### Input

▶

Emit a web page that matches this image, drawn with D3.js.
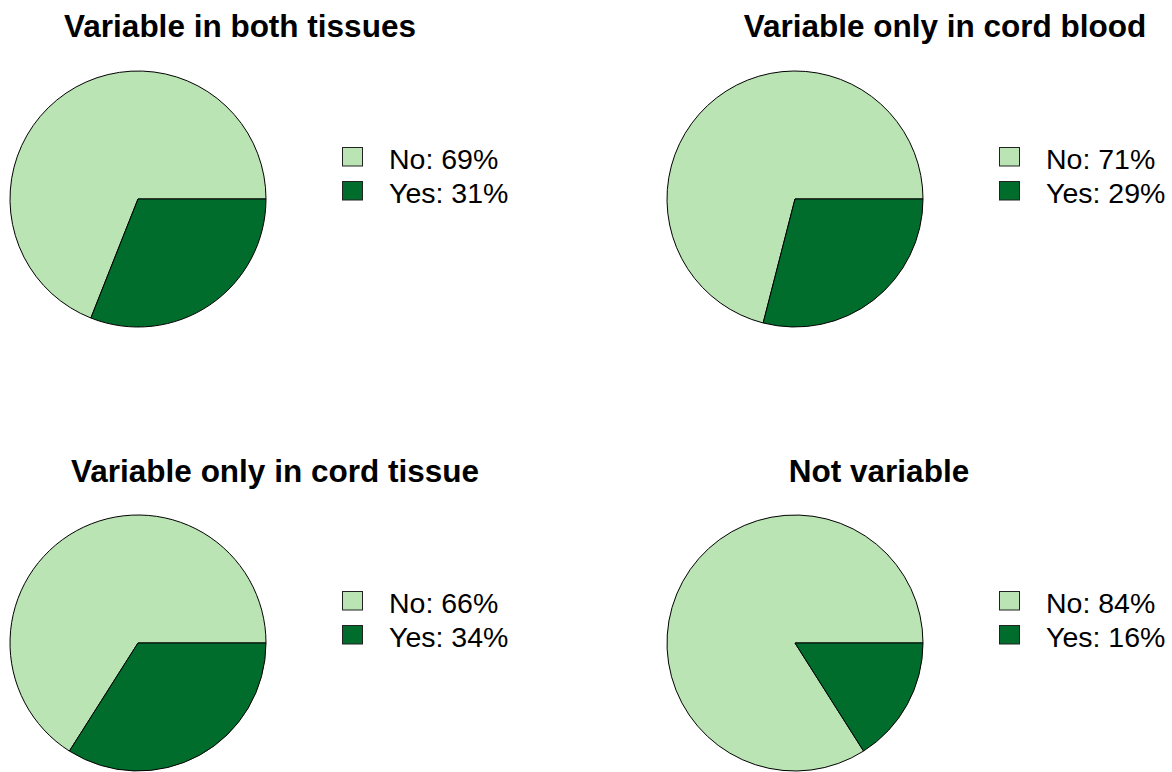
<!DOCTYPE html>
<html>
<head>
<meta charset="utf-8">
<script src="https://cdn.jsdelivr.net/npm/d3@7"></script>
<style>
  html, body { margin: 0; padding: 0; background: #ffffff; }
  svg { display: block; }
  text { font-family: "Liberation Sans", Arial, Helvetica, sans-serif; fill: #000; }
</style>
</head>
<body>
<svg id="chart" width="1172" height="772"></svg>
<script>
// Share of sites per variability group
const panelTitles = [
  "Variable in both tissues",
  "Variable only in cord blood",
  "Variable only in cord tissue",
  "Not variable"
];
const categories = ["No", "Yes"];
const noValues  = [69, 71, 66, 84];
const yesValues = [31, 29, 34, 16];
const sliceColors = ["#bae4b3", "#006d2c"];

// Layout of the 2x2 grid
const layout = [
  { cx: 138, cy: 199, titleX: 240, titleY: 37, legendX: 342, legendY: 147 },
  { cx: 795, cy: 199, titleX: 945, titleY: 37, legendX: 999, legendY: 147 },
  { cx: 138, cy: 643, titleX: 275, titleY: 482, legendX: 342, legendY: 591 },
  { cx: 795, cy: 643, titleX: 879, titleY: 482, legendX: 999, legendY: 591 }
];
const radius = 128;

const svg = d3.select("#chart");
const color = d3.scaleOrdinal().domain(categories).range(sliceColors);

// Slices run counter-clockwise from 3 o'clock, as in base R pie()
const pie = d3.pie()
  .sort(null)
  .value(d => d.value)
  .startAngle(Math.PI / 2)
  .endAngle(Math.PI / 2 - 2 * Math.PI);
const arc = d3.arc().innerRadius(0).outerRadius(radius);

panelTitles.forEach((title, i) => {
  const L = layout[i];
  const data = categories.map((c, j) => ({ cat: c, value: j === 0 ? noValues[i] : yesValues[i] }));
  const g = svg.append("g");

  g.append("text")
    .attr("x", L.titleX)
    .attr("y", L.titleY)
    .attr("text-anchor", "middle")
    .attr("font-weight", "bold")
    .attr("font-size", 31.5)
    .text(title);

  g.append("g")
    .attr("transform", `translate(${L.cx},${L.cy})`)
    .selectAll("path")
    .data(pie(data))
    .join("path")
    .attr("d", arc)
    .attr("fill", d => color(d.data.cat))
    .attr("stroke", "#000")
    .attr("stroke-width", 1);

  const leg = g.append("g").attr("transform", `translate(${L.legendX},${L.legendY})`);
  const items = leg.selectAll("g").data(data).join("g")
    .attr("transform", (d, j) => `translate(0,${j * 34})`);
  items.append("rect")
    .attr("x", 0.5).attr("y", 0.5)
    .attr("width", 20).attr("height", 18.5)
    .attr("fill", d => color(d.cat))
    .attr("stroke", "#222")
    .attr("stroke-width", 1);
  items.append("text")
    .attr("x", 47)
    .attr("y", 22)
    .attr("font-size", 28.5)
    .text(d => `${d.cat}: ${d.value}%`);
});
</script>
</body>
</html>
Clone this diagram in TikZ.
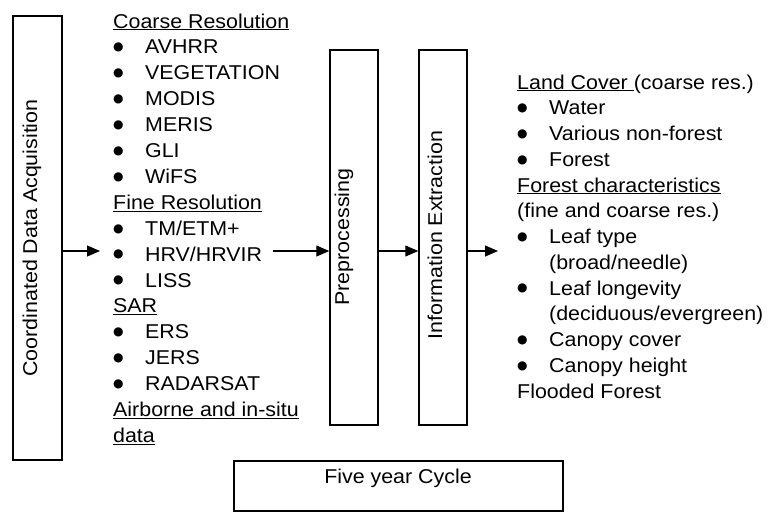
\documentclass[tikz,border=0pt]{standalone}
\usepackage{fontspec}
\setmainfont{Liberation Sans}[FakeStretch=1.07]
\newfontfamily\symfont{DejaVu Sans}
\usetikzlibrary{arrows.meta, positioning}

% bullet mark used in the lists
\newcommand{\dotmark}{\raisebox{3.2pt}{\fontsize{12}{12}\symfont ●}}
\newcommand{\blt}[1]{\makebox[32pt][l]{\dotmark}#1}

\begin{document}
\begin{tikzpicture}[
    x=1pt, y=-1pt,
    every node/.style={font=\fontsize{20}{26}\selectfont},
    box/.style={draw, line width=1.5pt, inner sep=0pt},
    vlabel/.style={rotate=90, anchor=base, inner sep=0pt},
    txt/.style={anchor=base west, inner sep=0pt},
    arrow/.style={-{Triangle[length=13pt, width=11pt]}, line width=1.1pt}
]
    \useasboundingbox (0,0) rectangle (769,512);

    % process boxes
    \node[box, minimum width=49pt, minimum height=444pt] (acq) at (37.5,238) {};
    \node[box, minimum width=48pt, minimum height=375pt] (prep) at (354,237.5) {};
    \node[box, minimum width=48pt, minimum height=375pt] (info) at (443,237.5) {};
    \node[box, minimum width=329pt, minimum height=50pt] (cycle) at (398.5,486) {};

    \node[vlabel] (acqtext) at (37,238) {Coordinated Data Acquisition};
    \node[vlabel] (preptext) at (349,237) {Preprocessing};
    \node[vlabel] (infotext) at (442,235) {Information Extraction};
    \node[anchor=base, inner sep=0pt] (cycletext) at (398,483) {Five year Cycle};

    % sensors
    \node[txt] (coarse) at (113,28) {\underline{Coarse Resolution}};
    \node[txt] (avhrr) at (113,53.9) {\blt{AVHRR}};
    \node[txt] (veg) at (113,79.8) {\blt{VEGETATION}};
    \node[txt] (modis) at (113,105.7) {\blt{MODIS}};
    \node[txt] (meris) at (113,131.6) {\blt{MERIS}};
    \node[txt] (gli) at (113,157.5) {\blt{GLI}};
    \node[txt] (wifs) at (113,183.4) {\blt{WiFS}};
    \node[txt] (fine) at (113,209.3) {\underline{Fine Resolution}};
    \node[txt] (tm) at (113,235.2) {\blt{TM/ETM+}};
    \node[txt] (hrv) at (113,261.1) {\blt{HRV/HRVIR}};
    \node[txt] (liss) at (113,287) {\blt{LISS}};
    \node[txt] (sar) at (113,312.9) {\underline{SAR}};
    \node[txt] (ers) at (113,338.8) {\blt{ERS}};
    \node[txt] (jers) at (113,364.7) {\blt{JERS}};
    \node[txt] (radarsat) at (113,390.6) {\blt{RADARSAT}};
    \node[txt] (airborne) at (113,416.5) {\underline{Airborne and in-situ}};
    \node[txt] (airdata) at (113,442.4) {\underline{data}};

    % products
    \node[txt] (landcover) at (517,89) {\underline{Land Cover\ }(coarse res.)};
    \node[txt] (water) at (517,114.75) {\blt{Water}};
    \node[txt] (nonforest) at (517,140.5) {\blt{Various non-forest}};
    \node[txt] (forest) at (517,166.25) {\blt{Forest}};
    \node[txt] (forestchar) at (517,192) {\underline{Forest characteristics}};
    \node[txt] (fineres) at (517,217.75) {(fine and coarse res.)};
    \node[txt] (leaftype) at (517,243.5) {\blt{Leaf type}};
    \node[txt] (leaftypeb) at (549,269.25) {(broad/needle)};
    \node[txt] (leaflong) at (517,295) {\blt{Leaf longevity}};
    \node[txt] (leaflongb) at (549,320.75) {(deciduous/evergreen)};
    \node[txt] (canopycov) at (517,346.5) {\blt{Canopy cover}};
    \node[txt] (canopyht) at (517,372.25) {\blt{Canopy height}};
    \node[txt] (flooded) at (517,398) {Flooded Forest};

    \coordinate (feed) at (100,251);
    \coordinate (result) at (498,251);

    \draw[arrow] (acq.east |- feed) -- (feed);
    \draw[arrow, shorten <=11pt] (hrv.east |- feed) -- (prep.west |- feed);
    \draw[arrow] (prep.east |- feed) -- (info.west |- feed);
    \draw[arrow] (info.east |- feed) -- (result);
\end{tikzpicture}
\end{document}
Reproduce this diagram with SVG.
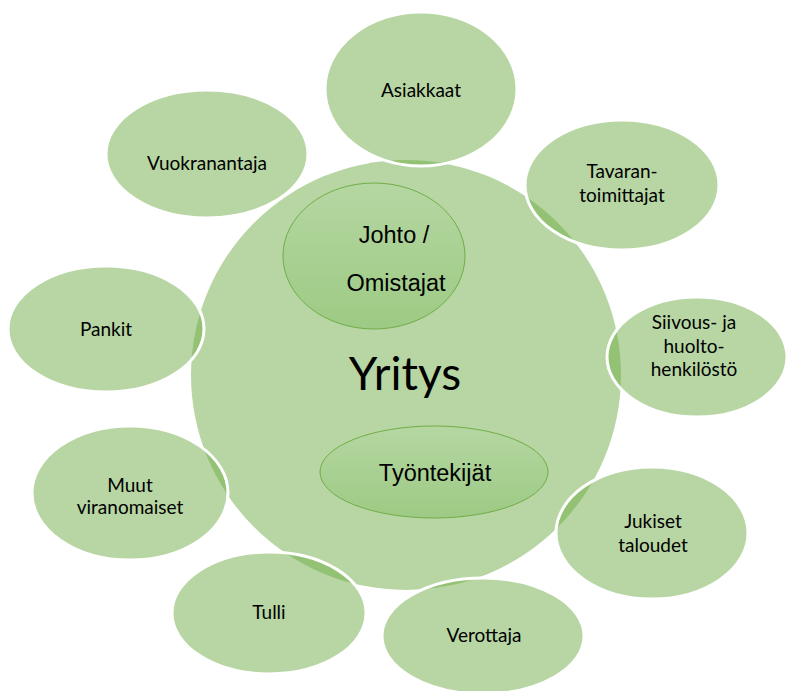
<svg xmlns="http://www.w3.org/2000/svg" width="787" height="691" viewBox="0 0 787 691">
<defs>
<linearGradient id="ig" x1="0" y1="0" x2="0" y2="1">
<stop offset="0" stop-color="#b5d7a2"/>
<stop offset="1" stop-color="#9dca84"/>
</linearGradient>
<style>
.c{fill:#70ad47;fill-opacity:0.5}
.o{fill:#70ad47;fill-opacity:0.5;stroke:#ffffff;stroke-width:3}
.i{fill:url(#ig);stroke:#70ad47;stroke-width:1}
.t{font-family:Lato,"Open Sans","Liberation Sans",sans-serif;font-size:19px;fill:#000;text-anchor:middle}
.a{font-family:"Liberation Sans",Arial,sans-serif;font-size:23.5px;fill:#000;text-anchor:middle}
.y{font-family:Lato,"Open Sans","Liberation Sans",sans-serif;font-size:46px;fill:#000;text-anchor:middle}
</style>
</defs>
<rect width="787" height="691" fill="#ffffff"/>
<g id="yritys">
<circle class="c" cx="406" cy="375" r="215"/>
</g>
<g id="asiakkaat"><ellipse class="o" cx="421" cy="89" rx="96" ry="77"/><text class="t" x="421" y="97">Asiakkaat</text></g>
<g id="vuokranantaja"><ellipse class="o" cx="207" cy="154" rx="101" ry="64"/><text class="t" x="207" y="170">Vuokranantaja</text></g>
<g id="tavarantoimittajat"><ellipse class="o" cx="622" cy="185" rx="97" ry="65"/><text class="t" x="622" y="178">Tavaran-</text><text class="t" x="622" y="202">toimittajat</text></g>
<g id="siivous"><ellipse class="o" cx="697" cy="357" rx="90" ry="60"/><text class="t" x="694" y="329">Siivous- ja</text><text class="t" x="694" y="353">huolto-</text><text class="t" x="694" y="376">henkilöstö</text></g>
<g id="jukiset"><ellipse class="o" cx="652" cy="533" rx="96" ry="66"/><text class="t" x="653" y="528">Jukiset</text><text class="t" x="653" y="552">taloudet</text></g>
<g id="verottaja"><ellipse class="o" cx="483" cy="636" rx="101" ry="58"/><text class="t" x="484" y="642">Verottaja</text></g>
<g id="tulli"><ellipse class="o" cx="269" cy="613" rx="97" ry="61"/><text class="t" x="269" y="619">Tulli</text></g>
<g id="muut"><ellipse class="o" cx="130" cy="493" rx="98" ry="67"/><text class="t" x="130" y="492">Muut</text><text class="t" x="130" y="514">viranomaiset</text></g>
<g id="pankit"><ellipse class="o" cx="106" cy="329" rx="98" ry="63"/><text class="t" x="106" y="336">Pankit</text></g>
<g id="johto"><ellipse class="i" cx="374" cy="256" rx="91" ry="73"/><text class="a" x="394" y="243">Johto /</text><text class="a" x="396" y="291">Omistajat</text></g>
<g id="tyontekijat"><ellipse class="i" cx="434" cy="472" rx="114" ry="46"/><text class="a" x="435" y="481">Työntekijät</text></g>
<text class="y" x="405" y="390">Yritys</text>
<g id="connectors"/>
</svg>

◀

### Exercise brief
Exactly as they appear, print the lines of the listing above from its first line through the line that contains "color = d3.scaleOrdinal().domain(categories).range(sliceColors);", minus the pictures.

### Output of the task
Emit a web page that matches this image, drawn with D3.js.
<!DOCTYPE html>
<html>
<head>
<meta charset="utf-8">
<script src="https://cdn.jsdelivr.net/npm/d3@7"></script>
<style>
  html, body { margin: 0; padding: 0; background: #ffffff; }
  svg { display: block; }
  text { font-family: "Liberation Sans", Arial, Helvetica, sans-serif; fill: #000; }
</style>
</head>
<body>
<svg id="chart" width="1172" height="772"></svg>
<script>
// Share of sites per variability group
const panelTitles = [
  "Variable in both tissues",
  "Variable only in cord blood",
  "Variable only in cord tissue",
  "Not variable"
];
const categories = ["No", "Yes"];
const noValues  = [69, 71, 66, 84];
const yesValues = [31, 29, 34, 16];
const sliceColors = ["#bae4b3", "#006d2c"];

// Layout of the 2x2 grid
const layout = [
  { cx: 138, cy: 199, titleX: 240, titleY: 37, legendX: 342, legendY: 147 },
  { cx: 795, cy: 199, titleX: 945, titleY: 37, legendX: 999, legendY: 147 },
  { cx: 138, cy: 643, titleX: 275, titleY: 482, legendX: 342, legendY: 591 },
  { cx: 795, cy: 643, titleX: 879, titleY: 482, legendX: 999, legendY: 591 }
];
const radius = 128;

const svg = d3.select("#chart");
const color = d3.scaleOrdinal().domain(categories).range(sliceColors);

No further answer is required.